A chance encounter with delivery rider Fred (Adonis Tanta, in a kinetic, focus-pulling turn) is more stimulating: A former student from her previous job as a law professor, he responds so laterally to her trauma, with a mixture of cod zen philosophy and irreverent nihilism, that she’s briefly pulled out of her self-pity. What led to her change in career is never specifically addressed, though it’s emblematic of a wider social turn toward profit over principle. Tompa’s superb performance outlines the better version of herself that Orsolya would like to be, not least through her sincere, searching expressions of grief, but that integrity is often blurred by glibness and complacency. Her perennially furrowed face briefly clears when she makes a charity donation via Revolut — a moral dopamine hit, effectively — only for the fog to quickly settle again on her brow.

As ever in Jude’s work, “Kontinental ’25” is rich in playful connections to all manner of other texts, including a patchwork of classic films referenced less obviously than “Europe ’51.” There’s a witty structural nod to “Psycho,” with its jarring shift in character focus that also teasingly positions Orsolya as a murderer, while she briefly happens upon the savage 1945 noir “Detour” on TV, a very different tale of strangulation and tortured conscience. Jude’s own filmmaking, however, is firmly of the moment. Shot fast and loose on an iPhone — so fast, in fact, that eagle-eyed viewers may spot a poster for the fall release “We Live in Time” in the background of one scene — the film’s images are hard-textured and determinedly unlovely, leaning away from Cluj’s touristic appeal.

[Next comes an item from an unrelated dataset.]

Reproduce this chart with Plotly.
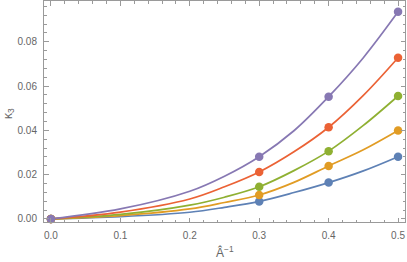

Substantial montages are instead devoted to the city’s surfeit of new construction projects, none of them in aid of housing the poor, and urban statues of various long-forgotten statesmen, now dwarfed by the bricks and mortar of progress. Atop its devastating human portraiture, “Kontinental ’25” functions as a snapshot of a city as fragmented and anguished as Rossellini’s Rome: Jude’s take on neo-realism, if you will, for an absurdist age.